§ Supplied data
[BEGIN]
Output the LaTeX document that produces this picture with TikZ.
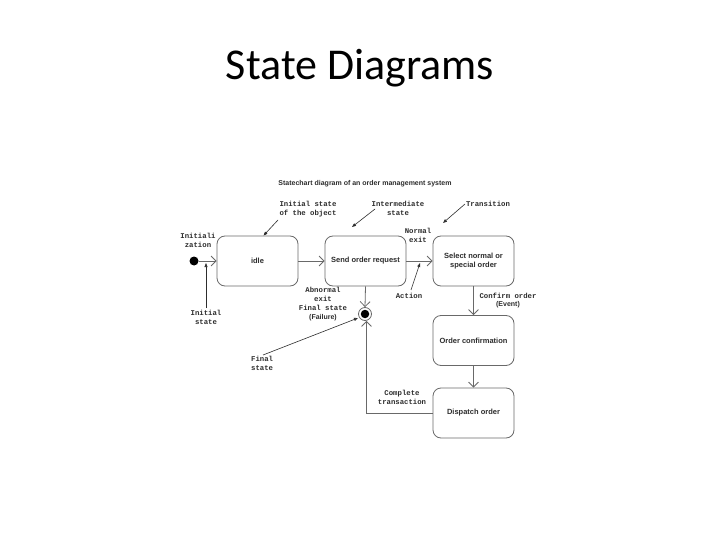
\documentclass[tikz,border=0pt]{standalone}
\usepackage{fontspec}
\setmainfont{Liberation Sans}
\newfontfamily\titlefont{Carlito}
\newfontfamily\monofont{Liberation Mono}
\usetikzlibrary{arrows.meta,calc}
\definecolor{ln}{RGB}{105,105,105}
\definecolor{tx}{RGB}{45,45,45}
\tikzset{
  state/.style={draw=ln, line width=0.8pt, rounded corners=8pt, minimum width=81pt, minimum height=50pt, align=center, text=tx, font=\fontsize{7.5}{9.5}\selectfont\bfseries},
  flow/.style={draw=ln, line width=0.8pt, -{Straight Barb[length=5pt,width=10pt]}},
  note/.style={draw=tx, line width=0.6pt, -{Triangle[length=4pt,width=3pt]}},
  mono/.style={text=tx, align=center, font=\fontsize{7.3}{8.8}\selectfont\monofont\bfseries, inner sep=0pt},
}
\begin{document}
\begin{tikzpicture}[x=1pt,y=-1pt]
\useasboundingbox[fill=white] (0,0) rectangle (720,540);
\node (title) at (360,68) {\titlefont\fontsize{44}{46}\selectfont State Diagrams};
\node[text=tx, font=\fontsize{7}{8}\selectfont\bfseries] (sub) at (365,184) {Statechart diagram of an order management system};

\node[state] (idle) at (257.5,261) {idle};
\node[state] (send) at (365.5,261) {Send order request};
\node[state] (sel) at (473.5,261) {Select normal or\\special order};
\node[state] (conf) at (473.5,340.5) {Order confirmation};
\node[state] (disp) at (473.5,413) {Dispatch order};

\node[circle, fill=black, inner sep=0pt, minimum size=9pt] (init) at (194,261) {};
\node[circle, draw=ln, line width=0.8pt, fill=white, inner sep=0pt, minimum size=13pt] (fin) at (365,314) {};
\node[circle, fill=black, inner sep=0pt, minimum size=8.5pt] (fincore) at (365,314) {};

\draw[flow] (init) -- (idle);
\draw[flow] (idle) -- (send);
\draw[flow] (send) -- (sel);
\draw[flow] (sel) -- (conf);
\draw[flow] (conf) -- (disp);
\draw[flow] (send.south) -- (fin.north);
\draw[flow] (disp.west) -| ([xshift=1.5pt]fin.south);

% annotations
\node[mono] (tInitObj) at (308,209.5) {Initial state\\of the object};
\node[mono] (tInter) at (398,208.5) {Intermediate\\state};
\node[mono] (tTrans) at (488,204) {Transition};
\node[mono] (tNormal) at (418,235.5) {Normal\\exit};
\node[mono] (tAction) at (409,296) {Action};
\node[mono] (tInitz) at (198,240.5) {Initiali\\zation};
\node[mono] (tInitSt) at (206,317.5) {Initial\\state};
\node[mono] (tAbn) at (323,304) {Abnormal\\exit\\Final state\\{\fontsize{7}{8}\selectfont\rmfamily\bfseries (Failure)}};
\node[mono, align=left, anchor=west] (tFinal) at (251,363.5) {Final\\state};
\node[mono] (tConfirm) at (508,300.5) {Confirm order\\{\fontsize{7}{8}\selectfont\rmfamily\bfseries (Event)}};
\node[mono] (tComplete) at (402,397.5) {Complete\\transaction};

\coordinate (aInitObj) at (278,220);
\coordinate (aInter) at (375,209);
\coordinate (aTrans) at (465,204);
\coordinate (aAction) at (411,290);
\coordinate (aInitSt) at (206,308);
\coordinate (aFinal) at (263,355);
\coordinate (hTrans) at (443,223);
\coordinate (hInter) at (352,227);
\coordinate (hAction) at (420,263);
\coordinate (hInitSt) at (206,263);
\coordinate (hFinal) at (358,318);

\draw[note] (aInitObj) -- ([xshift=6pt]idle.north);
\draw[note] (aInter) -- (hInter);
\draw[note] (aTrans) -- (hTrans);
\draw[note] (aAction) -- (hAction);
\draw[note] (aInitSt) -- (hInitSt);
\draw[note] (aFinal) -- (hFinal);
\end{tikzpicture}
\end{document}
[END]
Restate the whole listing above exactly, except for its images.

§ Exercise output
Output the LaTeX document that produces this picture with TikZ.
\documentclass[tikz,border=0pt]{standalone}
\usepackage{fontspec}
\setmainfont{Liberation Sans}
\newfontfamily\titlefont{Carlito}
\newfontfamily\monofont{Liberation Mono}
\usetikzlibrary{arrows.meta,calc}
\definecolor{ln}{RGB}{105,105,105}
\definecolor{tx}{RGB}{45,45,45}
\tikzset{
  state/.style={draw=ln, line width=0.8pt, rounded corners=8pt, minimum width=81pt, minimum height=50pt, align=center, text=tx, font=\fontsize{7.5}{9.5}\selectfont\bfseries},
  flow/.style={draw=ln, line width=0.8pt, -{Straight Barb[length=5pt,width=10pt]}},
  note/.style={draw=tx, line width=0.6pt, -{Triangle[length=4pt,width=3pt]}},
  mono/.style={text=tx, align=center, font=\fontsize{7.3}{8.8}\selectfont\monofont\bfseries, inner sep=0pt},
}
\begin{document}
\begin{tikzpicture}[x=1pt,y=-1pt]
\useasboundingbox[fill=white] (0,0) rectangle (720,540);
\node (title) at (360,68) {\titlefont\fontsize{44}{46}\selectfont State Diagrams};
\node[text=tx, font=\fontsize{7}{8}\selectfont\bfseries] (sub) at (365,184) {Statechart diagram of an order management system};

\node[state] (idle) at (257.5,261) {idle};
\node[state] (send) at (365.5,261) {Send order request};
\node[state] (sel) at (473.5,261) {Select normal or\\special order};
\node[state] (conf) at (473.5,340.5) {Order confirmation};
\node[state] (disp) at (473.5,413) {Dispatch order};

\node[circle, fill=black, inner sep=0pt, minimum size=9pt] (init) at (194,261) {};
\node[circle, draw=ln, line width=0.8pt, fill=white, inner sep=0pt, minimum size=13pt] (fin) at (365,314) {};
\node[circle, fill=black, inner sep=0pt, minimum size=8.5pt] (fincore) at (365,314) {};

\draw[flow] (init) -- (idle);
\draw[flow] (idle) -- (send);
\draw[flow] (send) -- (sel);
\draw[flow] (sel) -- (conf);
\draw[flow] (conf) -- (disp);
\draw[flow] (send.south) -- (fin.north);
\draw[flow] (disp.west) -| ([xshift=1.5pt]fin.south);

% annotations
\node[mono] (tInitObj) at (308,209.5) {Initial state\\of the object};
\node[mono] (tInter) at (398,208.5) {Intermediate\\state};
\node[mono] (tTrans) at (488,204) {Transition};
\node[mono] (tNormal) at (418,235.5) {Normal\\exit};
\node[mono] (tAction) at (409,296) {Action};
\node[mono] (tInitz) at (198,240.5) {Initiali\\zation};
\node[mono] (tInitSt) at (206,317.5) {Initial\\state};
\node[mono] (tAbn) at (323,304) {Abnormal\\exit\\Final state\\{\fontsize{7}{8}\selectfont\rmfamily\bfseries (Failure)}};
\node[mono, align=left, anchor=west] (tFinal) at (251,363.5) {Final\\state};
\node[mono] (tConfirm) at (508,300.5) {Confirm order\\{\fontsize{7}{8}\selectfont\rmfamily\bfseries (Event)}};
\node[mono] (tComplete) at (402,397.5) {Complete\\transaction};

\coordinate (aInitObj) at (278,220);
\coordinate (aInter) at (375,209);
\coordinate (aTrans) at (465,204);
\coordinate (aAction) at (411,290);
\coordinate (aInitSt) at (206,308);
\coordinate (aFinal) at (263,355);
\coordinate (hTrans) at (443,223);
\coordinate (hInter) at (352,227);
\coordinate (hAction) at (420,263);
\coordinate (hInitSt) at (206,263);
\coordinate (hFinal) at (358,318);

\draw[note] (aInitObj) -- ([xshift=6pt]idle.north);
\draw[note] (aInter) -- (hInter);
\draw[note] (aTrans) -- (hTrans);
\draw[note] (aAction) -- (hAction);
\draw[note] (aInitSt) -- (hInitSt);
\draw[note] (aFinal) -- (hFinal);
\end{tikzpicture}
\end{document}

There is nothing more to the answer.